John Willoughby: I'm a rogue, but I genuinely love fiery and tempestuous Marianne, despite the fact that I've shagged a score of society women and knocked up a few and left them along the way.
 
*addendum to above:

Colonel Brandon: I'm Colonel Brandon, a brave, decent, and loyally loving man. No one ever appreciates me, not even authors creating summaries of the book. Sod you all, I'll get Alan Rickman to play me in the movie, and then you'll come crying, won't you?

;)
 
Stella_Omega said:
"Sarabande", chapters one through six;

Tracy; You're perfect for me!

Stella; Yes, I am.

Tracy; What shall we do now?

Stella; let's fuck again...

--

Stella; Now what?

Tracy; I dunno, the author can't find a plot.

Stella; Plus, the bitch has stolen my name!

Author; That's right, and you aren't getting it back.


:eek:


Rumple Foreskin :cool:
 
The Unbearable Lightness of Being, by Milan Kundera

Tomas: I'm a horny Czech doctor, a libertine who believes in the rule of 3 when it comes to women. Since life is unbearably light, I don't believe my actions have consequences, so I fuck who I want when I want and dump 'em. That is, until I met Theresa.

Sabina: I'm a beautiful Czech artist, a philosopher, a woman who loves to experiment with life and who eschews simplistic answers. I loathe communism and despise the "uglification" and kitsch of the world. I am Tomas' lover, but I belong to no one.

Theresa: I'm a shy, somewhat introspective Czech girl--beautiful, sensitive, kind. I long to experience life fully, but I see life as heavy and feel that all behaviors have consequences. Thus, I try to make my actions count. I fell in love with Tomas, and now I'm confused.
 
Brute_Force said:
Tomas: I'm a horny Czech doctor, a libertine who believes in the rule of 3 when it comes to women. Since life is unbearably light, I don't believe my actions have consequences, so I fuck who I want when I want and dump 'em. That is, until I met Theresa.

Sabina: I'm a beautiful Czech artist, a philosopher, a woman who loves to experiment with life and who eschews simplistic answers. I loathe communism and despise the "uglification" and kitsch of the world. I am Tomas' lover, but I belong to no one.

Theresa: I'm a shy, somewhat introspective Czech girl--beautiful, sensitive, kind. I long to experience life fully, but I see life as heavy and feel that all behaviors have consequences. Thus, I try to make my actions count. I fell in love with Tomas, and now I'm confused.
That's the characters, but-- what's the plot?
 
Richard III by Shakespeare

Let's see if I can make a decent attempt...

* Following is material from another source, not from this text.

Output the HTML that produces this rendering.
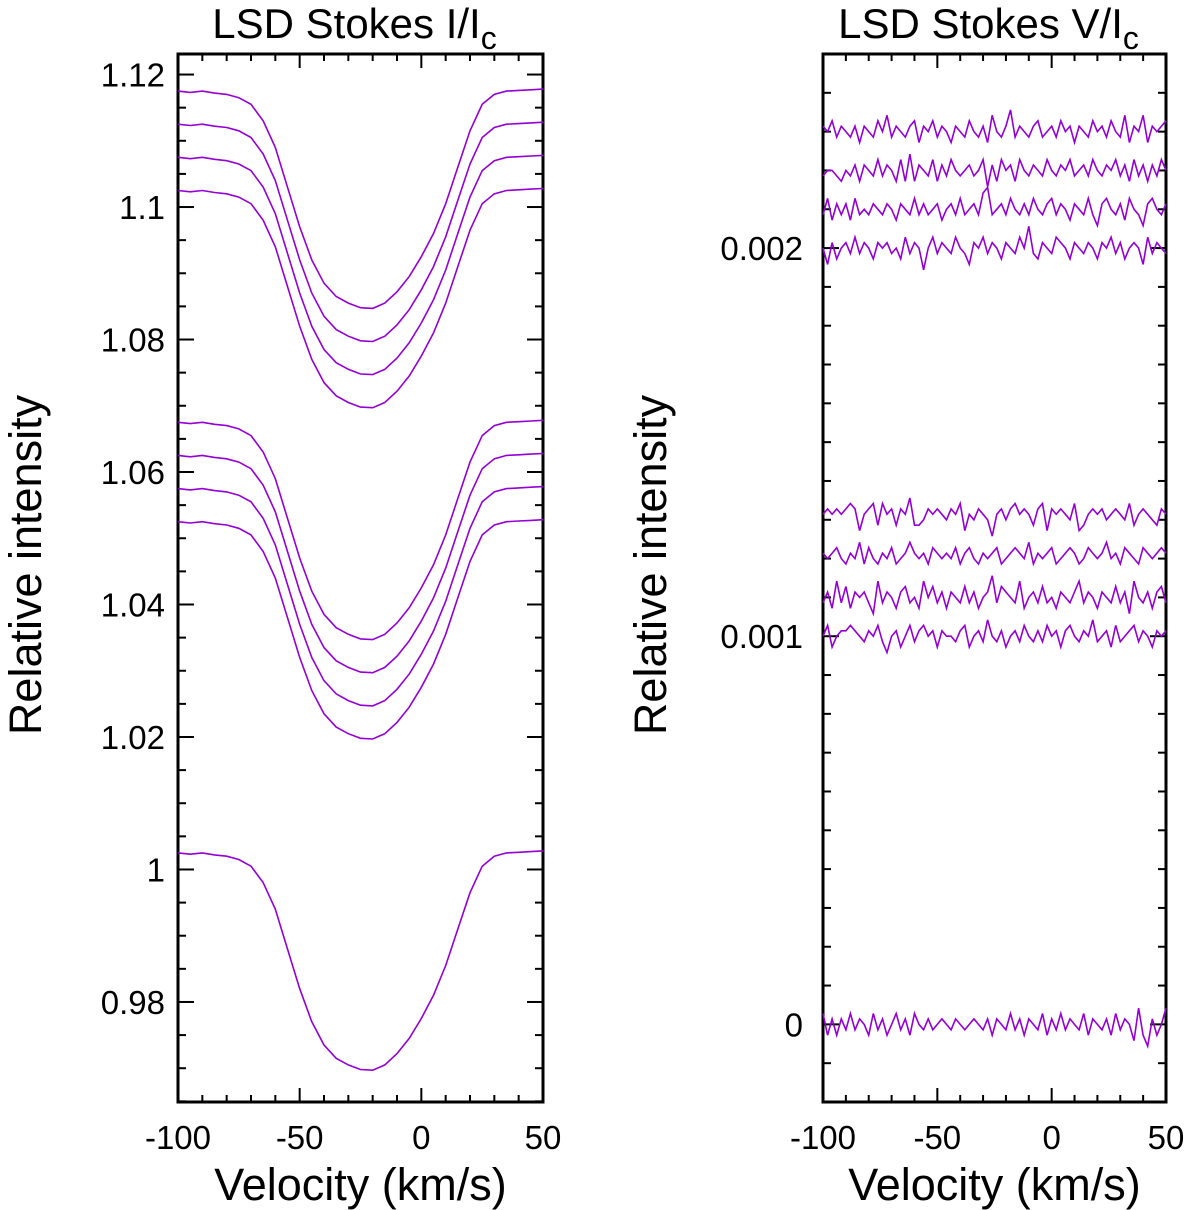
<!DOCTYPE html>
<html><head><meta charset="utf-8">
<style>
html,body{margin:0;padding:0;background:#fff;}
svg{display:block;font-family:"Liberation Sans",sans-serif;}
</style></head>
<body>
<svg id="chart" width="1200" height="1210" viewBox="0 0 1200 1210"></svg>
<script>
// ---- data ----
const velI = [-100,-95,-90,-85,-80,-75,-70,-65,-60,-55,-50,-45,-40,-35,-30,-25,-20,-15,-10,-5,0,5,10,15,20,25,30,35,40,45,50];
const profileI = [1.0025,1.0023,1.0025,1.0022,1.0020,1.0015,1.0005,0.9980,0.9940,0.9880,0.9820,0.9770,0.9735,0.9715,0.9705,0.9698,0.9697,0.9705,0.9722,0.9745,0.9775,0.9810,0.9855,0.9910,0.9965,1.0005,1.0020,1.0025,1.0026,1.0027,1.0028];
const offsetsI = [0,0.05,0.055,0.06,0.065,0.10,0.105,0.11,0.115];
const yTicksI = [0.98,1,1.02,1.04,1.06,1.08,1.1,1.12];
const yTickLabelsI = ["0.98","1","1.02","1.04","1.06","1.08","1.1","1.12"];
const xTicks = [-100,-50,0,50];
const xTickLabels = ["-100","-50","0","50"];
const offsetsV = [0,0.001,0.0011,0.0012,0.0013,0.002,0.0021,0.0022,0.0023];
const yTicksV = [0,0.001,0.002];
const yTickLabelsV = ["0","0.001","0.002"];
// V noise in units of 1e-5, velocities -100..50 step 2
const noiseV0 = [2,-2,1,-2,1,-1,2,-1,1,0,-2,2,-1,1,-2,0,2,-1,1,-2,2,0,-1,1,-1,0,1,0,-1,1,0,-1,0,1,0,-1,1,-2,1,0,-1,2,-1,1,-2,1,0,-1,2,-2,1,-1,2,-1,1,0,-1,2,-2,1,0,-1,1,-2,2,-1,1,0,-3,3,-2,-4,1,-2,0,3];
const noiseV1 = [0,2,-2,0,1,1,2,1,0,-1,1,0,2,-1,-3,0,1,-2,0,2,-1,1,2,0,1,-2,1,0,0,-1,1,2,-2,0,1,-1,3,0,-1,1,-2,0,1,-1,2,0,-1,1,-1,2,0,1,-2,1,2,0,-1,1,0,3,-1,0,1,-2,2,-1,0,1,2,-1,1,0,-2,1,0,1];
const noiseV2 = [-1,1,-2,3,-1,2,-2,1,0,1,-1,-3,3,-1,1,0,-2,1,2,-1,0,-2,3,0,2,-1,1,-2,1,0,-1,2,-1,1,-2,0,1,4,-1,2,1,0,-1,3,-2,0,1,-1,2,-1,0,-2,1,0,-1,1,3,-1,1,0,-2,1,0,-1,2,-1,1,-3,3,0,-1,1,-2,1,2,-1];
const noiseV3 = [1,0,1,2,0,-1,1,0,3,-1,2,0,-1,1,0,2,-1,0,1,3,1,0,1,-1,2,1,0,1,0,2,-1,1,2,0,-1,1,0,1,2,-1,0,1,2,1,0,3,-1,1,0,1,2,-1,0,1,2,1,-1,0,2,1,0,1,3,0,1,-1,2,1,0,-1,2,1,0,1,2,1];
const noiseV4 = [1,2,1,2,1,2,3,2,-2,1,2,3,-1,3,1,2,-1,2,1,4,-1,-1,0,2,1,2,1,0,2,1,3,-2,1,0,2,1,0,-3,1,2,0,2,3,1,2,1,-1,2,3,-2,2,1,2,1,0,3,-2,-1,1,2,1,2,0,1,2,1,0,3,-1,1,2,1,0,-1,2,1];
const noiseV5 = [0,-3,1,-2,0,1,-1,2,-1,1,0,-2,1,0,1,-1,0,-2,2,-1,1,0,-4,0,2,-1,1,0,-1,2,0,-1,-3,1,0,2,-1,1,0,-2,1,0,-1,2,0,4,-1,-2,1,0,-1,2,1,0,-2,1,0,-1,1,0,-2,1,0,2,-1,1,-2,0,1,0,-3,2,-1,1,0,-1];
const noiseV6 = [-1,2,-2,1,-1,1,-2,2,-1,0,-1,1,0,-1,1,0,-2,1,0,-1,2,-1,1,-1,0,1,-2,0,1,-1,2,-1,0,1,-1,3,4,-1,0,1,-1,2,0,-1,1,-1,2,0,-1,1,2,-1,1,0,-2,1,0,-1,2,-1,-3,1,2,0,-1,1,-2,2,0,-1,-3,1,2,0,-1,1];
const noiseV7 = [-1,0,0,-1,-2,0,-1,1,-2,1,0,-1,2,-1,1,0,-2,2,-2,3,-2,1,0,-1,2,-2,1,-1,2,0,-1,0,1,-1,0,2,-3,1,-2,2,0,1,-2,2,0,-1,1,0,-1,2,0,-1,1,0,2,-1,0,1,-1,2,0,-1,1,0,2,-1,1,-2,2,-1,1,-2,1,-1,2,0];
const noiseV8 = [1,0,2,-1,1,0,-1,1,-2,1,0,-1,2,0,3,-1,1,0,-1,1,2,-2,1,0,2,-1,1,0,-2,1,0,-1,2,0,-1,1,-2,3,0,-1,1,4,-1,1,0,-1,1,2,-1,0,1,-1,2,0,1,-2,1,0,-1,2,0,1,-1,2,0,-1,3,-2,1,0,3,-2,1,0,1,2];
const noisesV = [noiseV0,noiseV1,noiseV2,noiseV3,noiseV4,noiseV5,noiseV6,noiseV7,noiseV8];

// ---- geometry ----
const NS = "http://www.w3.org/2000/svg";
const svgEl = document.getElementById('chart');
const plotTop = 54, plotBot = 1102;
const L = {x0:178, x1:543, ymin:0.9649, ymax:1.1231, lblOff:13, ytOff:153};
const R = {x0:823, x1:1166, ymin:-0.0002, ymax:0.0025, lblOff:20, ytOff:173};
const COLOR = "#9400d3";
const NOISE_UNIT = 1.4e-5;
function xs(p, v){ return p.x0 + (v + 100) / 150 * (p.x1 - p.x0); }
function ys(p, v){ return plotBot - (v - p.ymin) / (p.ymax - p.ymin) * (plotBot - plotTop); }
function mk(tag, attrs, parent){
  const e = document.createElementNS(NS, tag);
  for (const k in attrs) e.setAttribute(k, attrs[k]);
  (parent || svgEl).appendChild(e);
  return e;
}
function txt(s, x, y, size, anchor, parent){
  const t = mk('text', {x:x, y:y, 'font-size':size, 'text-anchor':anchor, fill:'#000'}, parent);
  t.textContent = s;
  return t;
}

function axes(p, gname, yTicks, yLabels, minorStep, title){
  const g = mk('g', {});
  
  
  for (let v = -100; v <= 50; v += 10) {
    const major = v % 50 === 0;
    const len = major ? 14 : 7;
    const x = xs(p, v);
    mk('line', {x1:x, y1:plotBot, x2:x, y2:plotBot - len, stroke:'#000', 'stroke-width':2}, g);
    mk('line', {x1:x, y1:plotTop, x2:x, y2:plotTop + len, stroke:'#000', 'stroke-width':2}, g);
  }
  xTicks.forEach((v, i) => {
    const t = txt(xTickLabels[i], xs(p, v), plotBot + 47, 33, 'middle', g);
    
    
  });
  const n0 = Math.ceil(p.ymin / minorStep - 1e-6), n1 = Math.floor(p.ymax / minorStep + 1e-6);
  for (let k = n0; k <= n1; k++) {
    const v = k * minorStep;
    const y = ys(p, v);
    if (y < plotTop || y > plotBot) continue;
    const isMajor = yTicks.some(t => Math.abs(t - v) < minorStep / 10);
    const len = isMajor ? 16 : 8;
    mk('line', {x1:p.x0, y1:y, x2:p.x0 + len, y2:y, stroke:'#000', 'stroke-width':2}, g);
    mk('line', {x1:p.x1, y1:y, x2:p.x1 - len, y2:y, stroke:'#000', 'stroke-width':2}, g);
  }
  yTicks.forEach((v, i) => {
    const t = txt(yLabels[i], p.x0 - p.lblOff, ys(p, v) + 12, 33, 'end', g);
    
    
  });
  const f = mk('rect', {x:p.x0, y:plotTop, width:p.x1 - p.x0, height:plotBot - plotTop, fill:'none', stroke:'#000', 'stroke-width':3}, g);
  
  
  const xt = txt('Velocity (km/s)', (p.x0 + p.x1) / 2, 1200, 45, 'middle', g);
  
  
  const yt = txt('Relative intensity', 0, 0, 45, 'middle', g);
  yt.setAttribute('transform', 'translate(' + (p.x0 - p.ytOff + 16) + ',565) rotate(-90)');
  
  
  const tt = txt('', (p.x0 + p.x1) / 2 - 6, 38, 42, 'middle', g);
  tt.appendChild(document.createTextNode(title));
  const sub = mk('tspan', {'font-size':32, dy:11}, tt);
  sub.textContent = 'c';
  
  
}

axes(L, 'stokes-i-axes', yTicksI, yTickLabelsI, 0.005, 'LSD Stokes I/I');
axes(R, 'stokes-v-axes', yTicksV, yTickLabelsV, 0.0001, 'LSD Stokes V/I');

offsetsI.forEach((off, j) => {
  const pts = velI.map((v, i) => xs(L, v).toFixed(1) + ',' + ys(L, profileI[i] + off).toFixed(1)).join(' ');
  const pl = mk('polyline', {points:pts, fill:'none', stroke:COLOR, 'stroke-width':1.6});
  
  
});

offsetsV.forEach((off, j) => {
  const nz = noisesV[j];
  const pts = nz.map((n, i) => xs(R, -100 + 2 * i).toFixed(1) + ',' + ys(R, off + n * NOISE_UNIT).toFixed(1)).join(' ');
  const pl = mk('polyline', {points:pts, fill:'none', stroke:COLOR, 'stroke-width':1.6});
  
  
});
</script>
</body></html>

Richard: I'm evil because I'm deformed so I'm going to plot a whole bunch of deaths to gain the throne and pretend that I'm innocent the whole time and I want to marry a woman who's husband and child I killed.

Anne: You're evil and I shall not marry you

Richard: Then kill me by stabbing me with my own blade

Anne: Okay I'll marry you

Margaret: I curse you and everyone in this room

Elizabeth: My husband's dead and Richard's going to kill my sons

Anne: Why did I marry Richard? :dies:

Richard: I want to marry Elizabeth's daughter even though I killed her sons

Elizabeth: In your dreams

Richard: It would prevent war

Elizabeth: I'll persuade her to tie the knot with you, villain

Richard: I had a bad dream...My kingdom for a horse

Richmond: I had a good dream let's kill the bastard :Richard dies:

Victory! Long live Henry VII!
 
Stella_Omega said:
That's the characters, but-- what's the plot?

It's a multi-narrative philosophical novel that looks at the question of whether life is "light" or "heavy." The novel does this by looking at the ways that Tomas, Teresa, and Sabina vary between conceptions of lightness and heaviness with respect to their relationships, their sexual desires, their political concerns (takes place during the Prague spring when Czechs briefly experienced "freedom" and then shortly thereafter lost it when the Russians invaded), and their very lives.

Hard to sum up a plot that is primarily based on introspection, but that's the best I can do. It's a great novel, and it truly changed my life. To this day, I vacillate between regarding life as light or heavy.